Gautam Singhania, chairman of Raymond, is expected to assume the role of managing director of Raymond Lifestyle. Additionally, Sunil Kataria, the current CEO of Raymond Lifestyle, will also join the newly formed board. Singhania emphasized the group’s commitment to enhancing shareholder value and highlighted the importance of having a board with high-caliber members. The diverse expertise of the new board members is anticipated to drive the company’s strategic vision and operational excellence, playing a crucial role in its long-term success.
The restructuring plan, which includes the demerger of the lifestyle business and the amalgamation of its consumer trading arm, was approved by the National Company Law Tribunal (NCLT) in June 2024. As part of the restructuring, Raymond shareholders will receive five shares of Raymond Lifestyle for every four shares of Raymond. This move aims to streamline the company’s operations and provide focused attention to each business vertical.
In addition to the lifestyle business demerger, Raymond’s board also approved the separation of its real estate business, which will be rebranded as Raymond Realty and listed automatically on stock exchanges. Consequently, shareholders will receive one share of the new entity for every one share held in Raymond. Post-demergers, the Raymond Group will comprise three distinct listed entities: Raymond Lifestyle, Raymond Realty, and Raymond, with each focusing on specific sectors such as lifestyle, real estate, and engineering, respectively.

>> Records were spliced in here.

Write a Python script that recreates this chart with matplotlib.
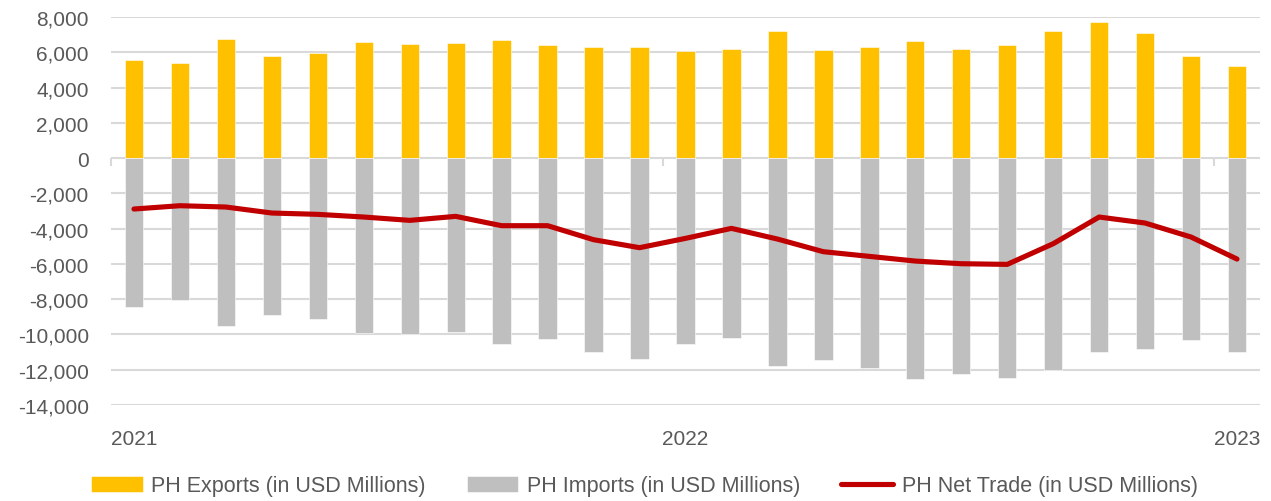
import numpy as np
import matplotlib
matplotlib.use("Agg")
import matplotlib.pyplot as plt

plt.rcParams['font.family'] = ['Liberation Sans', 'DejaVu Sans']

# monthly, Jan 2021 .. Jan 2023
months = np.arange(25)
year_labels = ["2021", "2022", "2023"]
year_pos = [0, 12, 24]
exports = [5555, 5365, 6768, 5782, 5934, 6578, 6464, 6540, 6692, 6427, 6275, 6275,
           6047, 6199, 7185, 6123, 6313, 6616, 6199, 6427, 7185, 7716, 7109, 5782, 5213]
imports = [-8427, -8049, -9524, -8881, -9108, -9920, -9996, -9845, -10526, -10261, -10979, -11395,
           -10563, -10185, -11773, -11471, -11887, -12530, -12227, -12454, -12038, -11017, -10828, -10299, -10979]
net_trade = [-2888, -2700, -2775, -3115, -3190, -3342, -3531, -3304, -3833, -3833, -4627, -5080,
             -4552, -3985, -4590, -5308, -5573, -5838, -5989, -6027, -4855, -3342, -3682, -4476, -5725]

ymin, ymax = -14000, 8000
grid_c = "#D9D9D9"
text_c = "#595959"

fig = plt.figure(figsize=(12.71, 5.02), dpi=100)
ax = fig.add_axes([111/1271, 1-406/502, (1260-111)/1271, (406-18)/502])

b1 = ax.bar(months, exports, width=0.4, color="#FFC000", edgecolor="white", linewidth=0.4,
            label="PH Exports (in USD Millions)", zorder=2)
b2 = ax.bar(months, imports, width=0.4, color="#BFBFBF", edgecolor="white", linewidth=0.4,
            label="PH Imports (in USD Millions)", zorder=2)
l1, = ax.plot(months, net_trade, color="#C00000", lw=3.7, solid_capstyle="round",
              solid_joinstyle="round", label="PH Net Trade (in USD Millions)", zorder=3)

ax.set_xlim(-0.5, 24.5)
ax.set_ylim(ymin, ymax)
ax.set_yticks(np.arange(ymin, ymax + 1, 2000))
ax.set_yticklabels(["{:,}".format(v) for v in range(ymin, ymax + 1, 2000)])
ax.yaxis.grid(True, color=grid_c, lw=1.5, zorder=0)
ax.set_axisbelow(True)
for s in ax.spines.values():
    s.set_visible(False)
ax.tick_params(axis="y", length=0, pad=16, labelsize=15, labelcolor=text_c)

ax.set_xticks(year_pos)
ax.set_xticklabels(year_labels)
ax.tick_params(axis="x", length=0, pad=17, labelsize=15, labelcolor=text_c)

# category axis line with tick marks sits at zero
zero_frac = (0 - ymin) / (ymax - ymin)
sec = ax.secondary_xaxis(zero_frac)
sec.set_xticks([-0.5, 11.5, 23.5])
sec.set_xticklabels([])
sec.tick_params(direction="in", length=6, width=1.5, color=grid_c)
sec.spines["bottom"].set_color(grid_c)
sec.spines["bottom"].set_linewidth(1.5)
for s in ["top", "left", "right"]:
    if s in sec.spines:
        sec.spines[s].set_visible(False)

fig.legend(handles=[b1, b2, l1], loc="center", bbox_to_anchor=(0.507, 1 - 487/502), ncol=3,
           frameon=False, fontsize=15.5, labelcolor=text_c, handlelength=2.4, handleheight=0.75,
           handletextpad=0.4, columnspacing=1.9)

fig.savefig("out.png", dpi=100)
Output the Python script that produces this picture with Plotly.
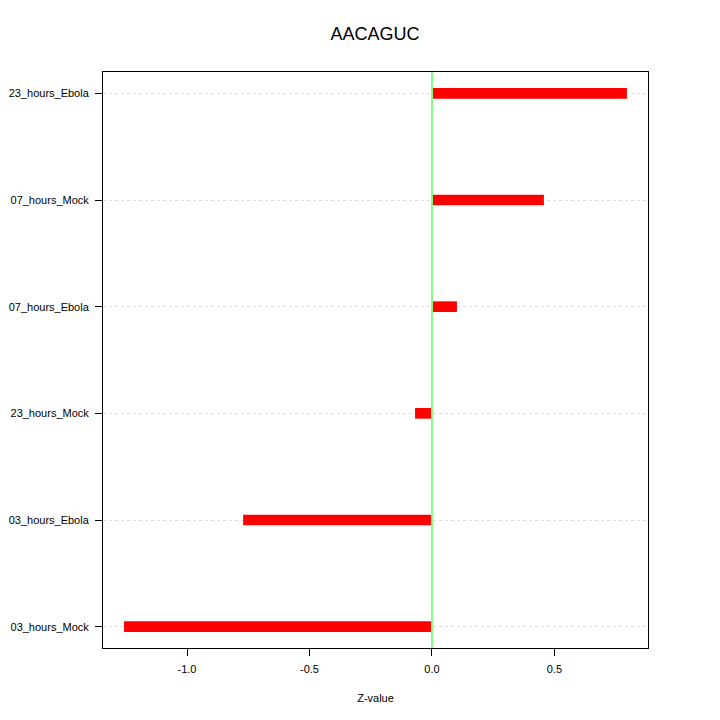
import plotly.graph_objects as go

categories = ["03_hours_Mock", "03_hours_Ebola", "23_hours_Mock", "07_hours_Ebola", "07_hours_Mock", "23_hours_Ebola"]
zvalues = [-1.257, -0.771, -0.069, 0.102, 0.457, 0.796]
xticks = [-1.0, -0.5, 0.0, 0.5]
xticklabels = ["-1.0", "-0.5", "0.0", "0.5"]

fig = go.Figure()
fig.add_trace(go.Bar(
    x=zvalues, y=categories, orientation="h", base=0,
    marker=dict(color="#FF0000", line=dict(width=0)),
    width=0.1,
))
fig.add_shape(type="line", x0=0, x1=0, y0=0, y1=1, xref="x", yref="paper",
              line=dict(color="#80FF80", width=2), layer="above")

font = "Liberation Sans, Arial, Helvetica, sans-serif"
fig.update_layout(
    width=712, height=712,
    paper_bgcolor="white", plot_bgcolor="white",
    margin=dict(l=95, r=72, t=64, b=72),
    showlegend=False,
    font=dict(family=font, size=11, color="black"),
    title=dict(text="AACAGUC", x=0.5154, xanchor="center", y=0.9635, yanchor="middle",
               font=dict(family=font, size=18, color="black")),
    xaxis=dict(range=[-1.343, 0.882], tickvals=xticks, ticktext=xticklabels,
               showgrid=False, zeroline=False, showline=True, linecolor="black", linewidth=1,
               mirror=True, ticks="outside", ticklen=7, tickcolor="black", automargin=False,
               ticklabelstandoff=4,
               title=dict(text="Z-value", font=dict(size=11), standoff=20)),
    yaxis=dict(categoryorder="array", categoryarray=categories, range=[-0.2, 5.2],
               showgrid=True, gridcolor="#DDDDDD", griddash="dot", gridwidth=1,
               layer="above traces", automargin=False, ticklabelstandoff=4,
               zeroline=False, showline=True, linecolor="black", linewidth=1,
               mirror=True, ticks="outside", ticklen=7, tickcolor="black"),
)
fig.write_html("out.html")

Raymond Realty is currently monetizing its legacy land in Thane and exploring development projects in Bandra. The demerger will allow each business segment to receive focused leadership and scale appropriately. Singhania believes that the real estate arm will leverage its competitive advantage in timely project delivery and customer satisfaction to seize market opportunities in the Mumbai Metropolitan Region (MMR). The company’s strategic focus will be on superior execution and quality to maintain market leadership amid competitive pressures.